I mean think about it- Romeo and Juliet is about a romance that ends with both lovers committing suicide over someone they’ve only known for three days, whilst Twelfth Night is nothing more than a romcom (in fact the film ‘She’s the Man’ turned it into a modern one), and not a great one at that. Julius Caesar is considered even by fans to be the most boring way to spend a few hours in known human history, the character of Othello is the dopiest human in history and A Midsummer Night’s Dream is about some fairies falling in love with a guy who turns into a donkey. That was considered, by Elizabethans, the very height of comedic expression.

So then, why is he so idolised? The answer is, in fact, remarkably simple: Shakespeare did stuff that was new. During the 16th century theatre hadn’t really evolved from its Greek origins, and as such every play was basically the same. Every tragedy had the exact same formulaic plot line of tragic flaw-catharsis-death, which, whilst a good structure used to great effect by Arthur Miller and the guy who wrote the plot for the first God of War game, does tend to lose interest after 2000 years of ceaseless repetition. Comedies & satyrs had a bit more variety, but were essentially a mixture of stereotypes and pantomime that might have been entertaining had they not been mostly based on tired old stories, philosophy and mythology and been so unfunny that they required a chorus (who were basically a staged audience meant to show how the audience how to react). In any case there was hardly any call for these comedies anyway- they were considered the poorer cousins to the more noble and proper tragedy, amusing sideshows to distract attention from the monotony of the main dish. And then, of course, there were the irreversibly fixed tropes and rules that had to be obeyed- characters were invariably all noble and kingly (in fact it wasn’t until the 1920’s that the idea of a classical tragedy of the common man was entertained at all) and spoke with rigid rhythm, making the whole experience more poetic than imitative of real life. The iambic pentameter was king, the new was non-existent, and there was no concept whatsoever that any of this could change.
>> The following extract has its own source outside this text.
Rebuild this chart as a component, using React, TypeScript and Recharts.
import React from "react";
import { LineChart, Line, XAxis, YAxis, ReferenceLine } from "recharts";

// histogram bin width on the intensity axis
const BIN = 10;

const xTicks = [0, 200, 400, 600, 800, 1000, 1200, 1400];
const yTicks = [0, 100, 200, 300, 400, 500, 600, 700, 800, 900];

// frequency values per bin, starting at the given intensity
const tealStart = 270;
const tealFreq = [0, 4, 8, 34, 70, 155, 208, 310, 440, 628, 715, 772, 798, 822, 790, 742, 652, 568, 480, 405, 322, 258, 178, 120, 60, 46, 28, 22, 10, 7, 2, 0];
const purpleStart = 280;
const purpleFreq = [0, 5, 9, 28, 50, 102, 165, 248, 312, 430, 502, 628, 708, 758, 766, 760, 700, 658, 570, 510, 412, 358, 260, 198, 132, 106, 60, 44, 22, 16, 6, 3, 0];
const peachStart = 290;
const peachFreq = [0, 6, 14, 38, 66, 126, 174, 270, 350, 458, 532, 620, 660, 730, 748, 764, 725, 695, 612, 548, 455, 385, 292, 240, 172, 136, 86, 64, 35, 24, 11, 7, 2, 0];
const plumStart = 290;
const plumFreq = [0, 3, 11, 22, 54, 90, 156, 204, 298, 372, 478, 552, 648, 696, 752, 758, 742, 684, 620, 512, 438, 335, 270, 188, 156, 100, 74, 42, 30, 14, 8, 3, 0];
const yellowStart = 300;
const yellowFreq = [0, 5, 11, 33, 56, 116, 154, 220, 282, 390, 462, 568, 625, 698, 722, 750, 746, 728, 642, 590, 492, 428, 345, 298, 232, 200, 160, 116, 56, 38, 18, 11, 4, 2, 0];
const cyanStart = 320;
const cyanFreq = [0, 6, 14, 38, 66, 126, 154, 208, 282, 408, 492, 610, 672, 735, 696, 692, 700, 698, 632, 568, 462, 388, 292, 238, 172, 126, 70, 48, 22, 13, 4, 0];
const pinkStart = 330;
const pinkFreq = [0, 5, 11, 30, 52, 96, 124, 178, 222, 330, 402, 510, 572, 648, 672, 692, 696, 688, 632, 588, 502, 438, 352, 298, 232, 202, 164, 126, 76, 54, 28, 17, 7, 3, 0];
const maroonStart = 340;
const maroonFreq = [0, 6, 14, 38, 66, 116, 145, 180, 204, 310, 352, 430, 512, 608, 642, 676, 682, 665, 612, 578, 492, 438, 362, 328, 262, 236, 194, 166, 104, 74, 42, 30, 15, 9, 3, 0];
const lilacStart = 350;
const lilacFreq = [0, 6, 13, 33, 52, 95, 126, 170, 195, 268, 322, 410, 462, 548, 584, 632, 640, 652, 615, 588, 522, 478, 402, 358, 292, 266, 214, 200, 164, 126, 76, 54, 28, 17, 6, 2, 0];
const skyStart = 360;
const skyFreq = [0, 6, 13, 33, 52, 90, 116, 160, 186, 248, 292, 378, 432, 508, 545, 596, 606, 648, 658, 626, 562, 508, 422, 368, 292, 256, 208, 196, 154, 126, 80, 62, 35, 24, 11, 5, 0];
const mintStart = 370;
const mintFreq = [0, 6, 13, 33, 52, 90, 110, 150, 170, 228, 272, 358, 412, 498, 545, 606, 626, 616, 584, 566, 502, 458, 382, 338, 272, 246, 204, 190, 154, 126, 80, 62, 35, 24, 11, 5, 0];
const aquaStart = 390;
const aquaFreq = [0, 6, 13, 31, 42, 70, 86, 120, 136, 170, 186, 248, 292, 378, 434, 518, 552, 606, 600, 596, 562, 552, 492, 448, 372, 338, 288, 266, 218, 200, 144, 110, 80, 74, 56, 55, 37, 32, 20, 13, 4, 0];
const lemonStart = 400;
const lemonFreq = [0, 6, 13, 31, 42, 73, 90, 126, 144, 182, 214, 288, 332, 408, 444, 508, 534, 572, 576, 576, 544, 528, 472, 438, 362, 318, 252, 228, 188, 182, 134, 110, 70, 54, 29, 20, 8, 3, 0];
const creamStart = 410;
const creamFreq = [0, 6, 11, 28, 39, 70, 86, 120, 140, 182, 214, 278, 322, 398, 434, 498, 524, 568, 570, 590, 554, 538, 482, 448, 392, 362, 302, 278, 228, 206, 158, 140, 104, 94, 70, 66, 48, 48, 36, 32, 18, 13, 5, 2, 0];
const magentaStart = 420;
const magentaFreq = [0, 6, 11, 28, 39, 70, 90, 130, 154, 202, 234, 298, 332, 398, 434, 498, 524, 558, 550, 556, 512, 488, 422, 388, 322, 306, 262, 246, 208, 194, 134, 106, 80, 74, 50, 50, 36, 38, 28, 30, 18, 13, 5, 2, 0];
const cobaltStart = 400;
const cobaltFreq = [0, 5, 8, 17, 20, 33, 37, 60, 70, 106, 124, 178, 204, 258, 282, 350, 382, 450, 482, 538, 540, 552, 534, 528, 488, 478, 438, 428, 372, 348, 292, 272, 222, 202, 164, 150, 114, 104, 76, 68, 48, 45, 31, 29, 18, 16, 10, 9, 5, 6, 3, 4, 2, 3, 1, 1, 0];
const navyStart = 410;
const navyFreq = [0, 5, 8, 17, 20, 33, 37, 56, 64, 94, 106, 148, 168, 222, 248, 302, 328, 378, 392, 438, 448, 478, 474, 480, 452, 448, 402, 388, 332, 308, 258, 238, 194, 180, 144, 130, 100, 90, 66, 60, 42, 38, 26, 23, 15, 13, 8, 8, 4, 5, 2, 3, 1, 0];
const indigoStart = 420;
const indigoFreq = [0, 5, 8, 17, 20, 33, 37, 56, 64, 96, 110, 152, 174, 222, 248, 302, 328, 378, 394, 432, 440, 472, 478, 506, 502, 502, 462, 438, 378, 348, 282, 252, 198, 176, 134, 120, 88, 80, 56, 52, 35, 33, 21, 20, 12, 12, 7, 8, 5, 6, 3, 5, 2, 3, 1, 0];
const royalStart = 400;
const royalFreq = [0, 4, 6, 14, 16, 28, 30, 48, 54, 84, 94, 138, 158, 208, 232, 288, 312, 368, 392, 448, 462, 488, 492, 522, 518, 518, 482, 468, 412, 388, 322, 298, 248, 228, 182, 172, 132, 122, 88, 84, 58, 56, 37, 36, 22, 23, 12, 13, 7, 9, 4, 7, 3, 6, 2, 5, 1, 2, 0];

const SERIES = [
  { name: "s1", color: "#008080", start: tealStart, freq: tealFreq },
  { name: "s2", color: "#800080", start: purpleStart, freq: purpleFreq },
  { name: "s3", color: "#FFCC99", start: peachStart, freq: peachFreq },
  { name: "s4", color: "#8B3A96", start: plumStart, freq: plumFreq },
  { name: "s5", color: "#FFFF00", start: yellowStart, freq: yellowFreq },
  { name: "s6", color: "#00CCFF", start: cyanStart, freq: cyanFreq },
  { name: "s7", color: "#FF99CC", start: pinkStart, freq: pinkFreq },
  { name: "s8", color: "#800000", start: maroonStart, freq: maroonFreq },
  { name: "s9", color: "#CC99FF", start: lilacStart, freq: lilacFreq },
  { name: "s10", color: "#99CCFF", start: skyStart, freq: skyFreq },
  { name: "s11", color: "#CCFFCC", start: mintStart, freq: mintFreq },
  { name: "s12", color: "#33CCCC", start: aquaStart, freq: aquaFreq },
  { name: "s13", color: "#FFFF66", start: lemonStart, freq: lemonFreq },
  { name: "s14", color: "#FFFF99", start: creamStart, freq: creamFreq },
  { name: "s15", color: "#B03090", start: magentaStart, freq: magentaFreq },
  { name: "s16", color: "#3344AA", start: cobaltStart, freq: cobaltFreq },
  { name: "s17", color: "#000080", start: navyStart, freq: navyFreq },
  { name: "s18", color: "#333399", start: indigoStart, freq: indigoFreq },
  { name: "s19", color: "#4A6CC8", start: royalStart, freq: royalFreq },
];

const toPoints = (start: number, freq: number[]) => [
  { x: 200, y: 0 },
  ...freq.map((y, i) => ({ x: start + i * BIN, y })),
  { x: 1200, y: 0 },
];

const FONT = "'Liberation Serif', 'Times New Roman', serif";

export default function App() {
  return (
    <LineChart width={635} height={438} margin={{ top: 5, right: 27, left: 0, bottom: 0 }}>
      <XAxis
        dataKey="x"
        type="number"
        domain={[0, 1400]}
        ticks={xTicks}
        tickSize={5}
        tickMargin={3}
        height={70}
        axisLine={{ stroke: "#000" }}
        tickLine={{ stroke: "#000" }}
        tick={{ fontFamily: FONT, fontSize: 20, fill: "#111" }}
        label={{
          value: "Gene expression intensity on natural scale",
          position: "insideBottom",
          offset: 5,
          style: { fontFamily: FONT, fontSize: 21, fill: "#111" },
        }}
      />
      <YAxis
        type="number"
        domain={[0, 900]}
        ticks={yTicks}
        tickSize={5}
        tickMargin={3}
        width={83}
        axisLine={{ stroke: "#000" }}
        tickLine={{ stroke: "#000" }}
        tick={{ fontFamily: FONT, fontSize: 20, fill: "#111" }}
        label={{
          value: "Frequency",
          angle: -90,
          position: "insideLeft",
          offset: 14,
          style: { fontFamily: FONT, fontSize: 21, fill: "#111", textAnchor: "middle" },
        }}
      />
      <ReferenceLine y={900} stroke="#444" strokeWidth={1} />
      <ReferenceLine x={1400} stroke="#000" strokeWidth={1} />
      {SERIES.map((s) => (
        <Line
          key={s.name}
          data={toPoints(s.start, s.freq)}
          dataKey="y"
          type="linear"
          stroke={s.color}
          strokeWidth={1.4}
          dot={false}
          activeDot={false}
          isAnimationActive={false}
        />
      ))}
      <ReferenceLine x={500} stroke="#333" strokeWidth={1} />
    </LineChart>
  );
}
Now contrast this with, say, Macbeth. This is (obviously) a tragedy, about a lord who, rather than failing to recognise a tragic flaw in his personality until right at the very end and then holding out for a protracted death scene in which to explain all of it (as in a Greek tragedy), starts off a good and noble man who is sent mental by a trio of witches. Before Shakespeare’s time a playwright could be lynched before he made such insulting suggestions about the noble classes (and it is worth noting that Macbeth wasn’t written until he was firmly established as a playwright), but Shakespeare was one of the first of a more common-born group of playwrights, raised an actor rather than aristocrat. The main characters may be lords & kings it is true (even Shakespeare couldn’t shake off the old tropes entirely, and it would take a long time for that to change), but the driving forces of the plot are all women, three of whom are old hags who speak in an irregular chanting and make up heathen prophecies. Then there is an entire monologue dedicated to an old drunk bloke, speaking just as irregularly, mumbling on about how booze kills a boner, and even the main characters get in on the act, with Macbeth and his lady scrambling structureless phrases as they fairly shit themselves in fear of discovery. Hell, he even managed to slip in an almost comic moment of parody as Macbeth compares his own life to that of a play (which, of course, it is. He pulls a similar trick in As You Like It)

This is just one example- there are countless more. Romeo and Juliet was one of the first examples of romance used as the central driving force of a tragedy, The Tempest was the Elizabethan version of fantasy literature and Henry V deserves a mention for coming up with some of the best inspirational quotes of all time. Unsurprisingly, whilst Shakespeare was able to spark a revolution at home, other countries were rocked by his radicalism- the French especially were sharply divided into two camps, one supporting this theatrical revolution (such as Voltaire) and the other vehemently opposing it. It didn’t do any good- the wheels had been set in motion, and for the next 500 years theatre and literature continued (and continues) to evolve at a previously unprecedented rate. Nowadays, the work of Shakespeare seems to us as much of a relic as the old Greek tragedies must have appeared to him, but as theatre has moved on so too has our expectations of it (such as, for instance, jokes that are actually funny and speech we can understand without a scholar on hand). Shakespeare may not have told the best stories or written the best plays to our ears, but that doesn’t mean he wasn’t the best playwright.